Herzogtum Oberlothringen, 1187. Nach dem Tod seines Vaters übernimmt der junge Salzhändler Michel de Fleury das Geschäft der Familie. Doch seine Heimatstadt Varennes leidet unter einem korrupten Bischof und einem grausamen Ritter, der die Handelswege kontrolliert – es regieren Armut und Willkür. Als Michel beschließt, Varennes nach dem Vorbild Mailands in die Freiheit zu führen, steht ihm ein schwerer Kampf bevor. Seine Feinde lassen nichts unversucht, ihn zu vernichten. Nicht einmal vor Mord schrecken sie zurück. Und schließlich gerät sogar seine Liebe zur schönen Isabelle in Gefahr …(Kurzbeschreibung laut amazon)
Ich habe in der letzten Zeit historische Romane etwas vernachlässigt und hatte mir diesen Roman aufgespart für eine Woche mit viel Lesezeit. Und was soll ich sagen? Es hat sich gelohnt von Anfang bis Ende.
Ich bin absoluter Fan von historischen Romanen in die man tief abtauchen kann und das geschah hier rasant. Die über 1100 Seiten sind zwar im ersten Moment etwas abschreckend, doch sie sind prall gefüllt mit spannenden Ereignissen, Wendungen, Intrigen und allem was man sich in einem historischen Roman nur wünschen kann.
Daniel Wolf hat es geschafft mich mit der Geschichte um den Aufstieg eines Kaufmannssohns Michel de Fleury mitzureißen und zu begeistern.
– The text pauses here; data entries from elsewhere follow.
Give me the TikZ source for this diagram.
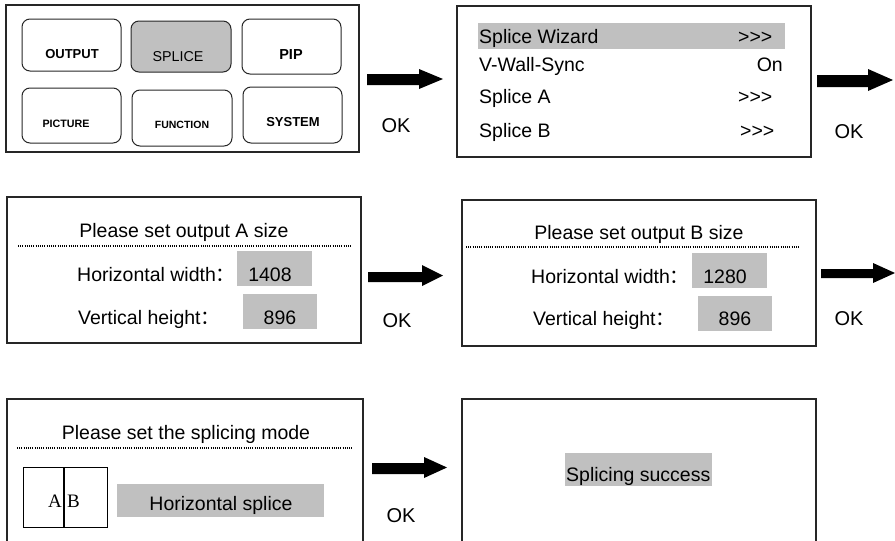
\documentclass[tikz,border=0pt]{standalone}
\usepackage{fontspec}
\setmainfont{Liberation Sans}
\newfontfamily\cjkfont{Noto Sans CJK SC}
\newfontfamily\seriffont{Liberation Serif}
\definecolor{hl}{HTML}{C0C0C0}
\newcommand\fatarrow[7]{% x1 x2 headx shafty1 shafty2 heady1 heady2
  \fill[black] (#1,#4) -- (#3,#4) -- (#3,#6) -- (#2,{(#6+#7)/2}) -- (#3,#7) -- (#3,#5) -- (#1,#5) -- cycle;}
\begin{document}
\begin{tikzpicture}[x=1pt,y=-1pt,
  panel/.style={draw=black!85,line width=1.2pt},
  btn/.style={draw=black!85,line width=1pt,rounded corners=8pt},
  txt/.style={inner sep=0pt,anchor=base,font=\fontsize{19.5}{22}\selectfont},
  ltxt/.style={txt,anchor=base west},
  oktxt/.style={inner sep=0pt,anchor=base,font=\fontsize{20}{22}\selectfont},
  btnb/.style={inner sep=0pt,anchor=base,font=\bfseries\fontsize{#1}{16}\selectfont},
  abtxt/.style={inner sep=0pt,anchor=base,font=\seriffont\fontsize{19}{20}\selectfont},
  dotline/.style={line width=1.2pt,dash pattern=on 1pt off 1.2pt}]
\useasboundingbox (0,0) rectangle (895,541);
\clip (0,0) rectangle (895,541);

% ---------- Panel 1: main menu ----------
\draw[panel] (6,5) rectangle (359,152);
\draw[btn] (22,19) rectangle (121,71);
\draw[btn,fill=hl] (131,21) rectangle (231,72);
\draw[btn] (242,19) rectangle (341,74);
\draw[btn] (22,88) rectangle (121,143);
\draw[btn] (132,90) rectangle (232,146);
\draw[btn] (243,87) rectangle (342,143);
\node[btnb=13] (bout) at (72,58) {OUTPUT};
\node[inner sep=0pt,anchor=base,font=\fontsize{14.3}{16}\selectfont] (bspl) at (178,61) {SPLICE};
\node[btnb=14.5] (bpip) at (291,59) {PIP};
\node[btnb=10.7] (bpic) at (66,127) {PICTURE};
\node[btnb=10.5] (bfun) at (182,128) {FUNCTION};
\node[btnb=13] (bsys) at (293,126) {SYSTEM};
\fatarrow{367}{443}{419}{74}{85}{69}{89}
\node[oktxt] (ok1) at (396,132) {OK};

% ---------- Panel 2: splice menu ----------
\draw[panel] (457,6) rectangle (811,157);
\fill[hl] (478,23) rectangle (785,49);
\node[ltxt] (m1) at (479,43) {Splice Wizard};
\node[ltxt] (m1r) at (738,43) {>{}>{}>};
\node[ltxt] (m2) at (479,71) {V-Wall-Sync};
\node[txt,anchor=base east] (m2r) at (783,71) {On};
\node[ltxt] (m3) at (479,103) {Splice A};
\node[ltxt] (m3r) at (738,103) {>{}>{}>};
\node[ltxt] (m4) at (479,137) {Splice B};
\node[ltxt] (m4r) at (740,137) {>{}>{}>};
\fatarrow{817}{893}{868}{75}{87}{69}{91}
\node[oktxt] (ok2) at (849,138) {OK};

% ---------- Panel 3: output A size ----------
\draw[panel] (7,197) rectangle (361,343);
\node[txt] (ta) at (184,237) {Please set output A size};
\draw[dotline] (18,246) -- (352,246);
\fill[hl] (237,251) rectangle (312,286);
\fill[hl] (243,294) rectangle (317,329);
\node[ltxt] (ha) at (77,281) {Horizontal width{\cjkfont ：}};
\node[txt] (hav) at (270,281) {1408};
\node[ltxt] (va) at (78,324) {Vertical height{\cjkfont ：}};
\node[txt] (vav) at (280,324) {896};
\fatarrow{368}{443}{422}{272}{282}{265}{286}
\node[oktxt] (ok3) at (397,327) {OK};

% ---------- Panel 4: output B size ----------
\draw[panel] (462,200) rectangle (816,346);
\node[txt] (tb) at (639,239) {Please set output B size};
\draw[dotline] (466,247) -- (800,247);
\fill[hl] (692,253) rectangle (767,288);
\fill[hl] (698,296) rectangle (772,331);
\node[ltxt] (hb) at (531,283) {Horizontal width{\cjkfont ：}};
\node[txt] (hbv) at (725,283) {1280};
\node[ltxt] (vb) at (533,325) {Vertical height{\cjkfont ：}};
\node[txt] (vbv) at (735,325) {896};
\fatarrow{821}{895}{873}{269}{278}{263}{283}
\node[oktxt] (ok4) at (849,325) {OK};

% ---------- Panel 5: splicing mode ----------
\draw[panel] (7,399) rectangle (363,560);
\node[txt] (tm) at (186,439) {Please set the splicing mode};
\draw[dotline] (17,448) -- (352,448);
\draw[line width=0.8pt] (23,467) rectangle (107,527);
\draw[line width=2pt] (64,467) -- (64,527);
\node[abtxt] (la) at (55,507) {A};
\node[abtxt] (lb) at (73.5,507) {B};
\fill[hl] (117,484) rectangle (324,517);
\node[txt] (hs) at (221,510) {Horizontal splice};
\fatarrow{372}{447}{424}{463}{474}{457}{478}
\node[oktxt] (ok5) at (401,522) {OK};

% ---------- Panel 6: success ----------
\draw[panel] (462,399) rectangle (816,560);
\fill[hl] (565,453) rectangle (712,486);
\node[ltxt] (succ) at (566,481) {Splicing success};
\end{tikzpicture}
\end{document}
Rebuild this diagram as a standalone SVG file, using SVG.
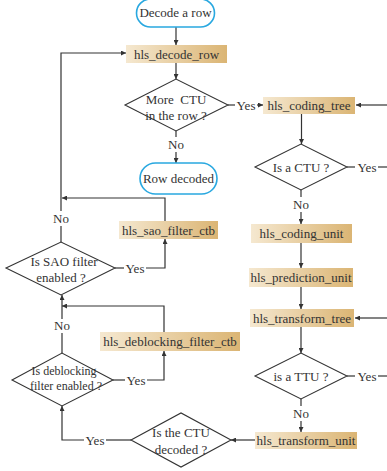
<svg xmlns="http://www.w3.org/2000/svg" width="387" height="471" viewBox="0 0 387 471">
<defs>
<linearGradient id="g" x1="0" y1="0" x2="1" y2="0">
<stop offset="0" stop-color="#f5e8d0"/>
<stop offset="1" stop-color="#dbb574"/>
</linearGradient>
<marker id="a" viewBox="0 0 8 8" refX="8" refY="4" markerWidth="5" markerHeight="5" orient="auto" markerUnits="userSpaceOnUse">
<path d="M0,0 L8,4 L0,8 Z" fill="#333"/>
</marker>
</defs>
<style>
text{font-family:"Liberation Serif","Times New Roman",serif;font-size:13px;fill:#333;text-anchor:middle}
.t{fill:#fff;stroke:#29a8e0;stroke-width:1.6}
.b{fill:url(#g)}
.d{fill:#fff;stroke:#333;stroke-width:1.1}
.c{fill:none;stroke:#333;stroke-width:1.2}
.s{font-size:12px}
</style>
<rect width="387" height="471" fill="#fff"/>
<g id="connectors">
<path class="c" d="M176,27 V45" marker-end="url(#a)"/>
<path class="c" d="M176,63 V79" marker-end="url(#a)"/>
<path class="c" d="M228,105 H235"/>
<path class="c" d="M257,105 H263" marker-end="url(#a)"/>
<path class="c" d="M387,105 H356" marker-end="url(#a)"/>
<path class="c" d="M301.5,114 V144" marker-end="url(#a)"/>
<path class="c" d="M176,131 V137"/>
<path class="c" d="M176,152 V163" marker-end="url(#a)"/>
<path class="c" d="M347,167 H355"/>
<path class="c" d="M378,167 H387"/>
<path class="c" d="M301,190 V197"/>
<path class="c" d="M301,212 V224" marker-end="url(#a)"/>
<path class="c" d="M301,243 V268" marker-end="url(#a)"/>
<path class="c" d="M301,287 V309" marker-end="url(#a)"/>
<path class="c" d="M387,318 H355" marker-end="url(#a)"/>
<path class="c" d="M301,327 V353" marker-end="url(#a)"/>
<path class="c" d="M347,376 H355"/>
<path class="c" d="M378,376 H387"/>
<path class="c" d="M301,399 V406"/>
<path class="c" d="M301,421 V432" marker-end="url(#a)"/>
<path class="c" d="M255,440 H231" marker-end="url(#a)"/>
<path class="c" d="M131,440 H106"/>
<path class="c" d="M84,440 H62 V406" marker-end="url(#a)"/>
<path class="c" d="M113,380 H125"/>
<path class="c" d="M147,380 H164 V351" marker-end="url(#a)"/>
<path class="c" d="M164,332 V306 H62" marker-end="url(#a)"/>
<path class="c" d="M62,353 V333"/>
<path class="c" d="M62,319 V295" marker-end="url(#a)"/>
<path class="c" d="M115,268 H124"/>
<path class="c" d="M146,268 H165 V239" marker-end="url(#a)"/>
<path class="c" d="M165,221 V198 H62" marker-end="url(#a)"/>
<path class="c" d="M61,242 V226"/>
<path class="c" d="M61,211 V53 H126" marker-end="url(#a)"/>
<text x="246" y="109.5">Yes</text>
<text x="176" y="149">No</text>
<text x="367" y="171.5">Yes</text>
<text x="301" y="209">No</text>
<text x="367" y="380.5">Yes</text>
<text x="301" y="418">No</text>
<text x="95" y="444.5">Yes</text>
<text x="136" y="384.5">Yes</text>
<text x="62" y="330">No</text>
<text x="135" y="272.5">Yes</text>
<text x="61" y="222.5">No</text>
</g>
<g id="start"><rect class="t" x="136.5" y="-1" width="78" height="28" rx="14"/><text x="175.5" y="17">Decode a row</text></g>
<g id="decode_row"><rect class="b" x="126" y="45" width="101" height="18"/><text x="176.5" y="58.5">hls_decode_row</text></g>
<g id="more_ctu"><path class="d" d="M125,105 L176,79 L228,105 L176,131 Z"/><text x="176" y="103.5">More&#160; CTU</text><text x="176" y="119.5">in the row ?</text></g>
<g id="coding_tree"><rect class="b" x="263" y="97" width="92" height="17"/><text x="309" y="110">hls_coding_tree</text></g>
<g id="row_decoded"><rect class="t" x="140" y="163" width="77" height="31" rx="15.5"/><text x="178.5" y="183">Row decoded</text></g>
<g id="is_ctu"><path class="d" d="M255,167 L301,144 L347,167 L301,190 Z"/><text x="301" y="171.5">Is a CTU ?</text></g>
<g id="coding_unit"><rect class="b" x="251" y="224" width="101" height="19"/><text x="301.5" y="238">hls_coding_unit</text></g>
<g id="prediction_unit"><rect class="b" x="249" y="268" width="104" height="19"/><text x="301" y="282">hls_prediction_unit</text></g>
<g id="transform_tree"><rect class="b" x="250" y="309" width="104" height="18"/><text x="302" y="322.5">hls_transform_tree</text></g>
<g id="is_ttu"><path class="d" d="M255,376 L301,353 L347,376 L301,399 Z"/><text x="301" y="380.5">is a TTU ?</text></g>
<g id="transform_unit"><rect class="b" x="255" y="432" width="102" height="17"/><text x="306" y="445">hls_transform_unit</text></g>
<g id="ctu_decoded"><path class="d" d="M131,440 L181,413 L231,440 L181,467 Z"/><text x="181" y="437">Is the CTU</text><text x="181" y="454">decoded ?</text></g>
<g id="sao_filter"><rect class="b" x="119" y="221" width="99" height="18"/><text x="168.5" y="234.5">hls_sao_filter_ctb</text></g>
<g id="is_sao"><path class="d" d="M6,268 L61,242 L115,268 L61,295 Z"/><text x="64" y="266">Is SAO filter</text><text x="61" y="282">enabled ?</text></g>
<g id="deblocking_filter"><rect class="b" x="100" y="332" width="140" height="19"/><text x="170" y="346">hls_deblocking_filter_ctb</text></g>
<g id="is_deblocking"><path class="d" d="M12,380 L62,353 L113,380 L62,406 Z"/><text class="s" x="64" y="375">Is deblocking</text><text class="s" x="66" y="390">filter enabled ?</text></g>
</svg>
Und selbst die politischen Ereignisse haben mich in diesem Buch nicht etwa aus dem Lesefluss gebracht, sondern sie haben die Handlung perfekt abgerundet. Wolf hat nämlich nicht seitenlang politische Ränkespiele und Ereignisse miteinfließen lassen, sondern diese kurz und präzise auf den Punkt gebracht.
Ich möchte anmerken, dass ich absolut kein Fan bin von historischen Romanen in denen es sich in erster Linie um Politik und geschichtlichen Hintergrund handelt. Mich interessiert viel mehr die Lebensweise der Menschen zur damaligen Zeit. Und wenn ich in einem Buch welches über 1100 Seiten umfasst ständig über königliche Machenschaften etc. lesen müsste, dann würde ich schnell den Spaß daran verlieren. Wolf zeigt auf eindrucksvolle Weise, dass man fiktive Personen und historische Fakten auch spannend miteinander verknüpfen kann.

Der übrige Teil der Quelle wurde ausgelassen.